Telluride Review: Dennis Quaid, Zac Efron and a Tense Final Act Nearly Salvage Ramin Bahrani’s Middling ‘At Any Price’

Telluride Review: Dennis Quaid, Zac Efron and a Tense Final Act Nearly Salvage Ramin Bahrani's Middling 'At Any Price'
Telluride Review: Dennis Quaid, Zac Efron and Tense Final Act Nearly Salvage Ramin Bahrani's Middling ' Any Price'

“Expand or die” is the mantra spouted by farmers in Ramin Bahrani’s “At Any Price,” a menacing slogan that reflects the explosion of the cornfield market into a $2 trillion industry. It also provides a reminder of the movie’s production conditions when compared to everything Bahrani has done before. With Dennis Quaid and Zac Efron in lead roles, “At Any Price” is a vastly different type of project than the astute, naturalistic character dramas that the neorealism-inspired Bahrani delivered with his first two features.

Unfortunately, without the intimacy and diverse social conditions that characterize Bahrani’s “Man Push Cart,” “Chop Shop” and “Goodbye Solo,” the director’s fourth movie buries his distinguishing qualities in moral grandstanding and familiar inter-generational tensions. It’s not a terrible digression, but notably lacks the same distinction.

Bahrani’s script, co-written by newcomer Hallie Elizabeth Newton, takes place in a quaint region of cornfields in Southern Iowa, where settled farmer Henry Whipple (Quaid) pressures his racecar driver son Dean (Efron) to take over the family business. Over the course of the movie, Henry slams into challenges from a number of directions: His older son leaves town on a soul-searching mission, providing the first inkling for Dean that there’s more to the world beyond dusty roads and cornfields; meanwhile, Dean prefers to focus on his career potential behind the wheel.

Then there’s the lingering possibility that Henry has participated in a seed-washing scam that violates national farming regulations. From its earliest scenes, it’s obvious that Henry’s business drive trumps his other principles. Disgusted, Dean constantly tries to slip away from his father’s questionable priorities, but can’t quite figure out where else to go.

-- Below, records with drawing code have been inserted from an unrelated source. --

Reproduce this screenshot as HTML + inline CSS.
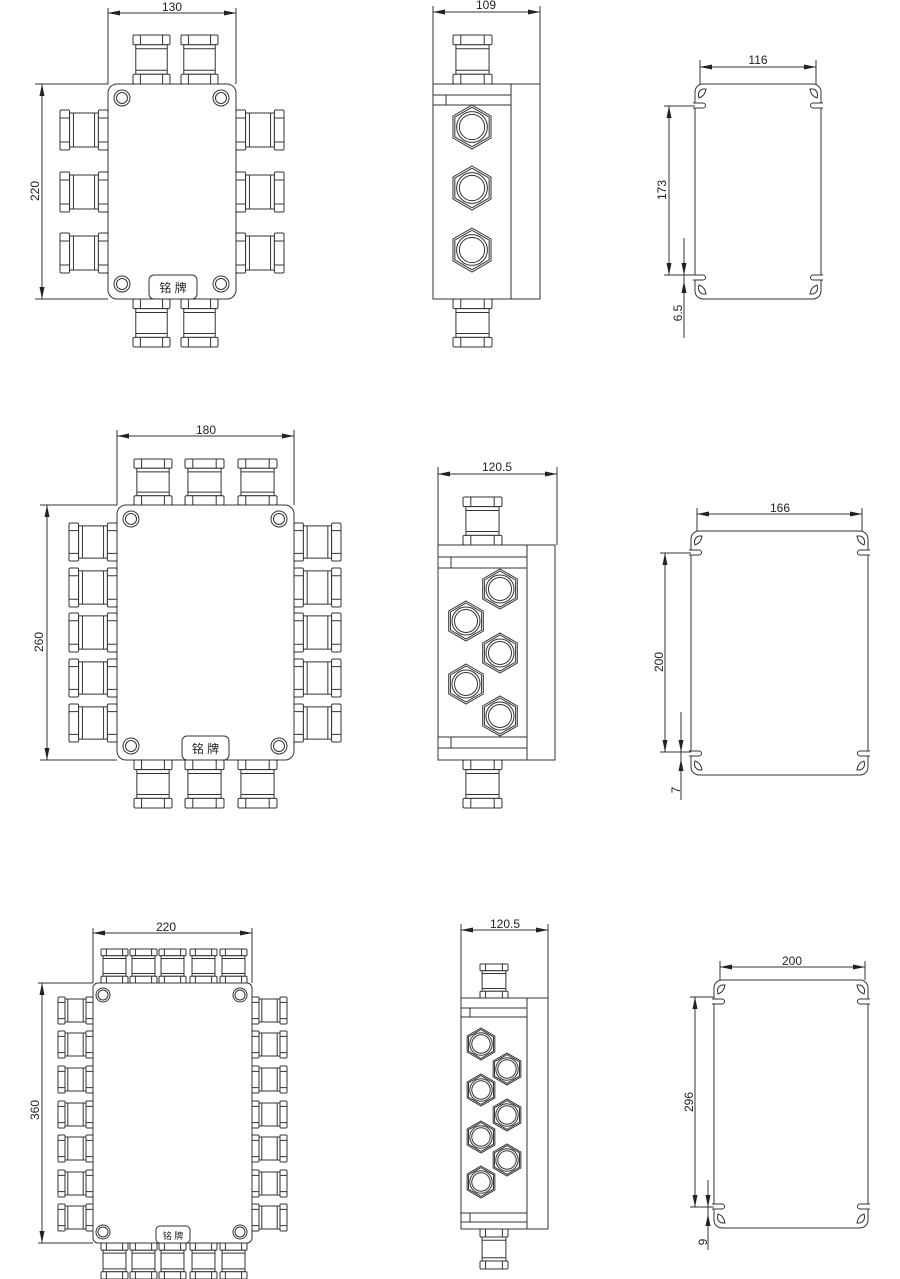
<!DOCTYPE html>
<html><head><meta charset="utf-8"><style>
html,body{margin:0;padding:0;background:#fff}
svg{display:block}
text{font-family:"Liberation Sans","Noto Sans CJK SC",sans-serif;fill:#222}
</style></head><body>
<svg width="900" height="1279" viewBox="0 0 900 1279" xmlns="http://www.w3.org/2000/svg">
<defs>
<marker id="a" viewBox="0 0 12 6" refX="12" refY="3" markerWidth="12" markerHeight="6" markerUnits="userSpaceOnUse" orient="auto-start-reverse"><path d="M12,3 L0,0.5 L0,5.5 Z" fill="#222"/></marker>
<symbol id="gv" viewBox="0 0 40 50" preserveAspectRatio="none" overflow="visible">
<g fill="#fff" stroke="#333" stroke-width="1">
<rect x="0" y="0" width="40" height="10" rx="1.5" vector-effect="non-scaling-stroke"/>
<rect x="3" y="10" width="34" height="30" vector-effect="non-scaling-stroke"/>
<rect x="0" y="40" width="40" height="10" rx="1.5" vector-effect="non-scaling-stroke"/>
<path d="M8,0V10M32,0V10M8,40V50M32,40V50M3,14H37M3,36H37" vector-effect="non-scaling-stroke"/>
</g></symbol>
<symbol id="gh" viewBox="0 0 50 40" preserveAspectRatio="none" overflow="visible">
<g fill="#fff" stroke="#333" stroke-width="1">
<rect x="0" y="0" width="10" height="40" rx="1.5" vector-effect="non-scaling-stroke"/>
<rect x="10" y="3" width="30" height="34" vector-effect="non-scaling-stroke"/>
<rect x="40" y="0" width="10" height="40" rx="1.5" vector-effect="non-scaling-stroke"/>
<path d="M0,8H10M0,32H10M40,8H50M40,32H50M14,3V37M36,3V37" vector-effect="non-scaling-stroke"/>
</g></symbol>
<symbol id="hx" viewBox="-20 -20 40 40" overflow="visible">
<g fill="#fff" stroke="#333" stroke-width="1">
<polygon points="0,-20 17.3,-10 17.3,10 0,20 -17.3,10 -17.3,-10" vector-effect="non-scaling-stroke"/>
<polygon points="0,-18 15.6,-9 15.6,9 0,18 -15.6,9 -15.6,-9" vector-effect="non-scaling-stroke"/>
<circle r="14" vector-effect="non-scaling-stroke"/>
<circle r="11.5" vector-effect="non-scaling-stroke"/>
</g></symbol>
<g id="bolt"><circle r="8" fill="#fff" stroke="#333"/><circle r="5.5" fill="none" stroke="#333"/></g>
<g id="cn" fill="#fff" stroke="#333" stroke-width="1">
<path d="M-2,19 H8 A2.5,2.5 0 0 1 8,24 H-2"/>
<path d="M4,14 Q2,7 8,5 L11,5 Q10,12 4,14 Z"/>
</g>
</defs>

<g stroke="#333" stroke-width="1" fill="none">
<path d="M108,8V84M236,8V84M35,84H108M35,299H108"/>
<line x1="108" y1="13" x2="236" y2="13" marker-start="url(#a)" marker-end="url(#a)"/>
<line x1="42" y1="84" x2="42" y2="299" marker-start="url(#a)" marker-end="url(#a)"/>
</g>
<text x="172" y="11" font-size="12" text-anchor="middle">130</text>
<text transform="translate(39,191) rotate(-90)" font-size="12" text-anchor="middle">220</text>
<use href="#gv" x="133" y="35" width="37" height="49"/>
<use href="#gv" x="181" y="35" width="37" height="49"/>
<use href="#gv" x="133" y="299" width="37" height="48"/>
<use href="#gv" x="181" y="299" width="37" height="48"/>
<use href="#gh" x="60" y="110" width="48" height="40"/>
<use href="#gh" x="60" y="172" width="48" height="40"/>
<use href="#gh" x="60" y="233" width="48" height="40"/>
<use href="#gh" x="236" y="110" width="48" height="40"/>
<use href="#gh" x="236" y="172" width="48" height="40"/>
<use href="#gh" x="236" y="233" width="48" height="40"/>
<rect x="108" y="84" width="128" height="215" rx="9" fill="#fff" stroke="#333"/>
<use href="#bolt" x="122" y="98"/><use href="#bolt" x="221" y="98"/>
<use href="#bolt" x="122" y="284"/><use href="#bolt" x="221" y="284"/>
<rect x="149" y="275" width="48" height="24" rx="5" fill="#fff" stroke="#333"/>
<text x="173" y="292" font-size="12" text-anchor="middle">铭 牌</text>

<g stroke="#333" fill="none"><path d="M433,6V84M540,6V84"/>
<line x1="433" y1="12" x2="540" y2="12" marker-start="url(#a)" marker-end="url(#a)"/></g>
<text x="486" y="9" font-size="12" text-anchor="middle">109</text>
<use href="#gv" x="453" y="35" width="39" height="49"/>
<use href="#gv" x="453" y="299" width="39" height="48"/>
<rect x="433" y="84" width="107" height="215" fill="#fff" stroke="#333"/>
<path d="M511,84V299M433,95H511M433,105H511M446,95V105" stroke="#333" fill="none"/>
<use href="#hx" x="450" y="105" width="44" height="44"/>
<use href="#hx" x="450" y="166" width="44" height="44"/>
<use href="#hx" x="450" y="228" width="44" height="44"/>

<rect x="695" y="84" width="126" height="215" rx="8" fill="#fff" stroke="#333"/>
<use href="#cn" transform="translate(695,84)"/>
<use href="#cn" transform="translate(821,84) scale(-1,1)"/>
<use href="#cn" transform="translate(695,299) scale(1,-1)"/>
<use href="#cn" transform="translate(821,299) scale(-1,-1)"/>
<g stroke="#333" fill="none">
<path d="M700,60V84M816,60V84M664,106H695M664,275H695M684,238V338"/>
<line x1="700" y1="67" x2="816" y2="67" marker-start="url(#a)" marker-end="url(#a)"/>
<line x1="669" y1="106" x2="669" y2="275" marker-start="url(#a)" marker-end="url(#a)"/>
<line x1="684" y1="262" x2="684" y2="275" marker-end="url(#a)"/>
<line x1="684" y1="294" x2="684" y2="281" marker-end="url(#a)"/>
</g>
<text x="758" y="64" font-size="12" text-anchor="middle">116</text>
<text transform="translate(666,190) rotate(-90)" font-size="12" text-anchor="middle">173</text>
<text transform="translate(682,313) rotate(-90)" font-size="12" text-anchor="middle">6.5</text>

<g stroke="#333" fill="none">
<path d="M117,430V505M294,430V505M40,505H117M40,760H117"/>
<line x1="117" y1="436" x2="294" y2="436" marker-start="url(#a)" marker-end="url(#a)"/>
<line x1="47" y1="505" x2="47" y2="760" marker-start="url(#a)" marker-end="url(#a)"/>
</g>
<text x="206" y="434" font-size="12" text-anchor="middle">180</text>
<text transform="translate(43,642) rotate(-90)" font-size="12" text-anchor="middle">260</text>
<use href="#gv" x="134" y="459" width="38" height="46"/>
<use href="#gv" x="185" y="459" width="39" height="46"/>
<use href="#gv" x="238" y="459" width="39" height="46"/>
<use href="#gv" x="134" y="760" width="38" height="48"/>
<use href="#gv" x="185" y="760" width="39" height="48"/>
<use href="#gv" x="238" y="760" width="39" height="48"/>
<use href="#gh" x="69" y="523" width="48" height="38"/>
<use href="#gh" x="69" y="568" width="48" height="39"/>
<use href="#gh" x="69" y="613" width="48" height="39"/>
<use href="#gh" x="69" y="659" width="48" height="38"/>
<use href="#gh" x="69" y="704" width="48" height="38"/>
<use href="#gh" x="294" y="523" width="47" height="38"/>
<use href="#gh" x="294" y="568" width="47" height="39"/>
<use href="#gh" x="294" y="613" width="47" height="39"/>
<use href="#gh" x="294" y="659" width="47" height="38"/>
<use href="#gh" x="294" y="704" width="47" height="38"/>
<rect x="117" y="505" width="177" height="255" rx="9" fill="#fff" stroke="#333"/>
<use href="#bolt" x="131" y="519"/><use href="#bolt" x="279" y="519"/>
<use href="#bolt" x="131" y="746"/><use href="#bolt" x="279" y="746"/>
<rect x="182" y="736" width="47" height="24" rx="5" fill="#fff" stroke="#333"/>
<text x="205.5" y="753" font-size="12" text-anchor="middle">铭 牌</text>

<g stroke="#333" fill="none"><path d="M438,467V545M557,467V545"/>
<line x1="438" y1="474" x2="557" y2="474" marker-start="url(#a)" marker-end="url(#a)"/></g>
<text x="497" y="471" font-size="12" text-anchor="middle">120.5</text>
<use href="#gv" x="463" y="497" width="39" height="48"/>
<use href="#gv" x="463" y="760" width="39" height="48"/>
<rect x="438" y="545" width="117" height="215" fill="#fff" stroke="#333"/>
<path d="M527,545V760M438,557H527M438,568H527M451,557V568M438,737H527M438,748H527M451,737V748" stroke="#333" fill="none"/>
<use href="#hx" x="480" y="569" width="40" height="40"/>
<use href="#hx" x="446" y="601" width="40" height="40"/>
<use href="#hx" x="480" y="633" width="40" height="40"/>
<use href="#hx" x="446" y="664" width="40" height="40"/>
<use href="#hx" x="480" y="696" width="40" height="40"/>

<rect x="691" y="531" width="177" height="244" rx="8" fill="#fff" stroke="#333"/>
<use href="#cn" transform="translate(691,531)"/>
<use href="#cn" transform="translate(868,531) scale(-1,1)"/>
<use href="#cn" transform="translate(691,775) scale(1,-1)"/>
<use href="#cn" transform="translate(868,775) scale(-1,-1)"/>
<g stroke="#333" fill="none">
<path d="M697,508V531M862,508V531M660,553H691M660,752H691M681,712V800"/>
<line x1="697" y1="514" x2="862" y2="514" marker-start="url(#a)" marker-end="url(#a)"/>
<line x1="665" y1="553" x2="665" y2="752" marker-start="url(#a)" marker-end="url(#a)"/>
<line x1="681" y1="740" x2="681" y2="752" marker-end="url(#a)"/>
<line x1="681" y1="771" x2="681" y2="759" marker-end="url(#a)"/>
</g>
<text x="780" y="512" font-size="12" text-anchor="middle">166</text>
<text transform="translate(663,662) rotate(-90)" font-size="12" text-anchor="middle">200</text>
<text transform="translate(680,790) rotate(-90)" font-size="12" text-anchor="middle">7</text>

<g stroke="#333" fill="none">
<path d="M93,928V983M252,928V983M38,983H93M38,1243H93"/>
<line x1="93" y1="933" x2="252" y2="933" marker-start="url(#a)" marker-end="url(#a)"/>
<line x1="42" y1="983" x2="42" y2="1243" marker-start="url(#a)" marker-end="url(#a)"/>
</g>
<text x="166" y="931" font-size="12" text-anchor="middle">220</text>
<text transform="translate(39,1110) rotate(-90)" font-size="12" text-anchor="middle">360</text>
<use href="#gv" x="101" y="949" width="27" height="34"/>
<use href="#gv" x="130" y="949" width="27" height="34"/>
<use href="#gv" x="159" y="949" width="27" height="34"/>
<use href="#gv" x="190" y="949" width="27" height="34"/>
<use href="#gv" x="220" y="949" width="27" height="34"/>
<use href="#gv" x="101" y="1243" width="27" height="36"/>
<use href="#gv" x="130" y="1243" width="27" height="36"/>
<use href="#gv" x="159" y="1243" width="27" height="36"/>
<use href="#gv" x="190" y="1243" width="27" height="36"/>
<use href="#gv" x="220" y="1243" width="27" height="36"/>
<use href="#gh" x="58" y="997" width="35" height="27"/>
<use href="#gh" x="58" y="1031" width="35" height="27"/>
<use href="#gh" x="58" y="1066" width="35" height="27"/>
<use href="#gh" x="58" y="1101" width="35" height="27"/>
<use href="#gh" x="58" y="1135" width="35" height="27"/>
<use href="#gh" x="58" y="1170" width="35" height="27"/>
<use href="#gh" x="58" y="1204" width="35" height="27"/>
<use href="#gh" x="252" y="997" width="35" height="27"/>
<use href="#gh" x="252" y="1031" width="35" height="27"/>
<use href="#gh" x="252" y="1066" width="35" height="27"/>
<use href="#gh" x="252" y="1101" width="35" height="27"/>
<use href="#gh" x="252" y="1135" width="35" height="27"/>
<use href="#gh" x="252" y="1170" width="35" height="27"/>
<use href="#gh" x="252" y="1204" width="35" height="27"/>
<rect x="93" y="983" width="159" height="260" rx="5" fill="#fff" stroke="#333"/>
<circle cx="103" cy="995" r="7" fill="#fff" stroke="#333"/><circle cx="103" cy="995" r="5" fill="none" stroke="#333"/>
<circle cx="240" cy="995" r="7" fill="#fff" stroke="#333"/><circle cx="240" cy="995" r="5" fill="none" stroke="#333"/>
<circle cx="103" cy="1232" r="7" fill="#fff" stroke="#333"/><circle cx="103" cy="1232" r="5" fill="none" stroke="#333"/>
<circle cx="240" cy="1232" r="7" fill="#fff" stroke="#333"/><circle cx="240" cy="1232" r="5" fill="none" stroke="#333"/>
<rect x="156" y="1226" width="34" height="17" rx="4" fill="#fff" stroke="#333"/>
<text x="173" y="1239" font-size="9" text-anchor="middle">铭 牌</text>

<g stroke="#333" fill="none"><path d="M461,924V998M548,924V998"/>
<line x1="461" y1="930" x2="548" y2="930" marker-start="url(#a)" marker-end="url(#a)"/></g>
<text x="505" y="928" font-size="12" text-anchor="middle">120.5</text>
<use href="#gv" x="480" y="964" width="28" height="34"/>
<use href="#gv" x="480" y="1229" width="28" height="40"/>
<rect x="461" y="998" width="87" height="231" fill="#fff" stroke="#333"/>
<path d="M527,998V1229M461,1008H527M461,1017H527M470,1008V1017M461,1213H527M461,1222H527M470,1213V1222" stroke="#333" fill="none"/>
<use href="#hx" x="465" y="1028" width="32" height="32"/>
<use href="#hx" x="491" y="1053" width="32" height="32"/>
<use href="#hx" x="465" y="1074" width="32" height="32"/>
<use href="#hx" x="491" y="1099" width="32" height="32"/>
<use href="#hx" x="465" y="1121" width="32" height="32"/>
<use href="#hx" x="491" y="1144" width="32" height="32"/>
<use href="#hx" x="465" y="1166" width="32" height="32"/>

<rect x="714" y="980" width="154" height="248" rx="8" fill="#fff" stroke="#333"/>
<use href="#cn" transform="translate(714,980)"/>
<use href="#cn" transform="translate(868,980) scale(-1,1)"/>
<use href="#cn" transform="translate(714,1228) scale(1,-1)"/>
<use href="#cn" transform="translate(868,1228) scale(-1,-1)"/>
<g stroke="#333" fill="none">
<path d="M720,961V980M865,961V980M690,997H714M690,1207H714M708,1180V1250"/>
<line x1="720" y1="967" x2="865" y2="967" marker-start="url(#a)" marker-end="url(#a)"/>
<line x1="695" y1="997" x2="695" y2="1207" marker-start="url(#a)" marker-end="url(#a)"/>
<line x1="708" y1="1195" x2="708" y2="1207" marker-end="url(#a)"/>
<line x1="708" y1="1226" x2="708" y2="1214" marker-end="url(#a)"/>
</g>
<text x="792" y="965" font-size="12" text-anchor="middle">200</text>
<text transform="translate(693,1102) rotate(-90)" font-size="12" text-anchor="middle">296</text>
<text transform="translate(707,1242) rotate(-90)" font-size="12" text-anchor="middle">9</text>
</svg>
</body></html>
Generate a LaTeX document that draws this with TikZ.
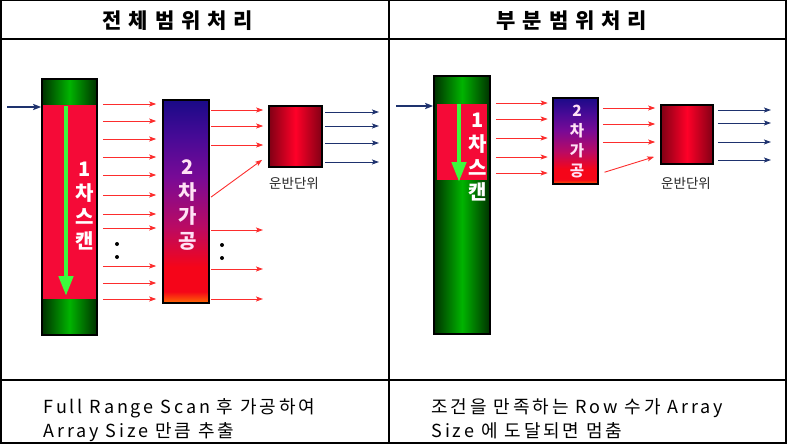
\documentclass[tikz,border=0pt]{standalone}
\usepackage{fontspec}
\setmainfont{Noto Sans CJK KR}
\usepackage{tikz}
\usetikzlibrary{arrows.meta, backgrounds}

\definecolor{scanred}{RGB}{245,10,55}
\definecolor{darkgreen}{RGB}{0,45,0}
\definecolor{litegreen}{RGB}{0,180,0}
\definecolor{arrowgreen}{RGB}{60,250,60}
\definecolor{feedred}{RGB}{252,45,45}
\definecolor{outblue}{RGB}{30,50,110}
\definecolor{unitdark}{RGB}{125,0,20}
\definecolor{unitlite}{RGB}{255,0,40}
\definecolor{labelpink}{RGB}{255,225,245}
\definecolor{porange}{RGB}{255,115,0}
\definecolor{pred}{RGB}{245,5,25}
\definecolor{pmagenta}{RGB}{185,10,100}
\definecolor{ppurple}{RGB}{120,10,150}
\definecolor{pviolet}{RGB}{70,10,150}
\definecolor{pnavy}{RGB}{25,10,135}

\pgfdeclareverticalshading{procshade}{100bp}{color(0bp)=(porange); color(25bp)=(porange);
  color(28bp)=(pred); color(34bp)=(pred); color(44bp)=(pmagenta); color(56bp)=(ppurple);
  color(66bp)=(pviolet); color(75bp)=(pnavy); color(100bp)=(pnavy)}

\begin{document}
\begin{tikzpicture}[x=1pt, y=-1pt,
  box/.style={draw=black, line width=1.6pt, inner sep=0pt},
  redarr/.style={draw=feedred, line width=0.9pt, -{Stealth[length=7pt, width=5pt, inset=1.5pt]}},
  bluearr/.style={draw=outblue, line width=0.9pt, -{Stealth[length=7pt, width=5pt, inset=1.5pt]}},
  inarr/.style={draw=outblue, line width=1.8pt, -{Stealth[length=8pt, width=6pt, inset=1.5pt]}},
  greenarr/.style={draw=arrowgreen, line width=4.5pt, -{Triangle[length=20pt, width=14pt]}},
  scantext/.style={text=white, align=center, font=\bfseries\fontsize{20}{24}\selectfont},
  proctext/.style={text=labelpink, align=center, font=\bfseries\fontsize{20}{24.5}\selectfont},
  unitlabel/.style={font=\fontsize{13.5}{15}\selectfont, text=black!85},
  headtext/.style={font=\bfseries\fontsize{21}{24}\selectfont\addfontfeatures{LetterSpace=33}},
  foottext/.style={font=\fontsize{18}{21}\selectfont\addfontfeatures{LetterSpace=16}, anchor=base west}]
  \useasboundingbox (0,0) rectangle (788,445);

  % table
  \draw[line width=1.4pt] (1,0.7) rectangle (786,443);
  \draw[line width=1.4pt] (1,39) -- (786,39);
  \draw[line width=1.4pt] (1,380) -- (786,380);
  \draw[line width=1.4pt] (389,0.7) -- (389,443);

  \node[headtext] (headA) at (178,21) {전체범위처리};
  \node[headtext] (headB) at (572,21) {부분범위처리};

  % left: full range
  \node[box, minimum width=55pt, minimum height=256pt] (scanA) at (69.5,207) {};
  \node[box, minimum width=46pt, minimum height=203pt] (procA) at (186,201.5) {};
  \node[box, minimum width=53pt, minimum height=61pt] (unitA) at (295.5,136.5) {};
  \begin{scope}[on background layer]
    \shade[left color=darkgreen, right color=darkgreen, middle color=litegreen]
      (scanA.north west) rectangle ([yshift=-27pt]scanA.north east);
    \fill[scanred] ([yshift=-27pt]scanA.north west) rectangle ([yshift=36pt]scanA.south east);
    \shade[left color=darkgreen, right color=darkgreen, middle color=litegreen]
      ([yshift=36pt]scanA.south west) rectangle (scanA.south east);
    \shade[shading=procshade] (procA.north west) rectangle (procA.south east);
    \shade[left color=unitdark, right color=unitdark, middle color=unitlite]
      (unitA.north west) rectangle (unitA.south east);
  \end{scope}

  \coordinate (inA) at (7,107);
  \coordinate (gapA) at (263,0);
  \coordinate (outA) at (379,0);
  \draw[inarr] (inA) -- (scanA.west |- inA);
  \draw[greenarr] (66,106) -- (66,296);
  \node[scantext] (scanAtxt) at (85,206) {1\\차\\스\\캔};
  \node[proctext] (procAtxt) at (188,205) {2\\차\\가\\공};

  \foreach \y in {104,121,139,157,175,195,214,228,266,283,299}
    \draw[redarr, shorten <=5pt, shorten >=6pt] (scanA.east |- 0,\y) -- (procA.west |- 0,\y);
  \foreach \y in {110,126,145}
    \draw[redarr, shorten <=1.5pt, shorten >=5pt] (procA.east |- 0,\y) -- (unitA.west |- 0,\y);
  \foreach \y in {230,269,299}
    \draw[redarr, shorten <=1.5pt] (procA.east |- 0,\y) -- (gapA |- 0,\y);
  \draw[redarr, shorten <=1.5pt] (procA.east |- 0,198) -- ([xshift=-6pt, yshift=8pt]unitA.south west);
  \foreach \y in {112,126,143,162}
    \draw[bluearr, shorten <=2.5pt] (unitA.east |- 0,\y) -- (outA |- 0,\y);
  \node[unitlabel] (unitAlbl) at (294,183) {운반단위};

  \fill (117,244) circle (2pt) (117,257) circle (2pt);
  \fill (222,245) circle (2pt) (222,258) circle (2pt);

  % right: partial range
  \node[box, minimum width=56pt, minimum height=258pt] (scanB) at (462,205) {};
  \node[box, minimum width=45pt, minimum height=86pt] (procB) at (575.5,141) {};
  \node[box, minimum width=52pt, minimum height=59pt] (unitB) at (687,134.5) {};
  \begin{scope}[on background layer]
    \shade[left color=darkgreen, right color=darkgreen, middle color=litegreen]
      (scanB.north west) rectangle (scanB.south east);
    \fill[scanred] (437,104) rectangle (487,180);
    \shade[shading=procshade] (procB.north west) rectangle (procB.south east);
    \shade[left color=unitdark, right color=unitdark, middle color=unitlite]
      (unitB.north west) rectangle (unitB.south east);
  \end{scope}

  \coordinate (inB) at (396,106);
  \coordinate (outB) at (771,0);
  \draw[inarr] (inB) -- (scanB.west |- inB);
  \draw[greenarr] (459,104) -- (459,182);
  \node[scantext] (scanBtxt) at (478,157) {1\\차\\스\\캔};
  \node[proctext, font=\bfseries\fontsize{15.5}{20}\selectfont] (procBtxt) at (577,142) {2\\차\\가\\공};

  \foreach \y in {103,119,138,157,173}
    \draw[redarr, shorten <=5pt, shorten >=4.5pt] (scanB.east |- 0,\y) -- (procB.west |- 0,\y);
  \foreach \y in {108,124,142}
    \draw[redarr, shorten <=4pt, shorten >=5pt] (procB.east |- 0,\y) -- (unitB.west |- 0,\y);
  \draw[redarr, shorten <=6pt] (procB.east |- 0,174) -- ([xshift=-6pt, yshift=8pt]unitB.south west);
  \foreach \y in {110,123,142,160}
    \draw[bluearr, shorten <=4pt] (unitB.east |- 0,\y) -- (outB |- 0,\y);
  \node[unitlabel] (unitBlbl) at (686,183) {운반단위};

  % footer
  \node[foottext] (footA1) at (40,413) {Full Range Scan 후 가공하여};
  \node[foottext] (footA2) at (40,437) {Array Size 만큼 추출};
  \node[foottext] (footB1) at (428,413) {조건을 만족하는 Row 수가 Array};
  \node[foottext] (footB2) at (428,437) {Size 에 도달되면 멈춤};
\end{tikzpicture}
\end{document}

While Bahrani efficiently establishes that initial tension, “At Any Price” wastes a majority of its runtime with bland, uninteresting proceedings — not because the plot lacks sufficient developments, but rather due to the lack of intrigue in which they’re presented. Romantic subplots involving both main characters — Henry cheats on his wife with a bored local (Heather Graham) and Dean falls for a local girl (Sophie Curtis) with whom he envisions life in the fast lane — drag the story on a road to nowhere.

Only once investigators begin tailing Henry and accuse him of farming misdeeds does “At Any Price” bring clarity to its theme of corrupt motives lurking beneath the exterior of the American dream. Longtime Bahrani cinematographer Michael Simmonds provides elegant cinematography that capitalizes on the greens and yellows of the cornfields, where a steady pile-up of secrets continually raise the stakes that the Dean family must face down.

By the time “At Any Price” brings its ideas to the fore, however, the movie has already wasted a good two acts drawing out the boredom and missed opportunities that define the community. A transparent attempt to funnel real-world issues plaguing the industry into a digestible narrative, it stumbles through thin characterizations and underwritten developments. (A sex scene with Efron that literally takes place in a pile of corn seeds is a borderline embarrassment.) Bahrani reaches a point of intrigue only once the movie’s seams have shown.

Still, the point should be made that the concluding act of “At Any Price” truly commands the weight the story demands. At that point, morphing into a crime thriller, it finally achieves a gripping synthesis of symbolic commentary and suspense. With palpable threats calling into question the futures of both father and son, the movie winds into a small-town American story populated by ethically conflicted personalities worthy of John Sayles. Given real struggles to convey, Quaid delivers some of his finest acting in the movie’s closing scenes, his furrowed brow pointing to a pair of focused eyes that say a lot more than the script’s rampant issue-based dialogue. Efron keeps pace with a less demanding but equally tense turn that easily tops anything else in his comparatively shorter oeuvre.

There’s enough worth scrutinizing about the finale of “At Any Price” to make the scenes preceding it stand out in unflattering light. Too late, “At Any Price” displays the presence of a skilled filmmaker capable of using ambiguous pauses and representational imagery to convey the issues of greed and other covert desires. Until then, it’s a slovenly affair only distinguished by its name cast. Considering what Bahrani has done before, the project may work wonders for expanding his profile, but the benefits of “At Any Price” also come at a troubling cost.

Criticwire grade: B-

HOW WILL IT PLAY? “At Any Price” premiered to mixed reviews at the Venice Film Festival before making a stop at Telluride en route to Toronto. Accolades for Quaid in particular should help the movie sustain its profile ahead of distributor Sony Pictures Classics’ plan to release the movie early next year, where its cast and plot could generate significant interest over the course of a slow rollout.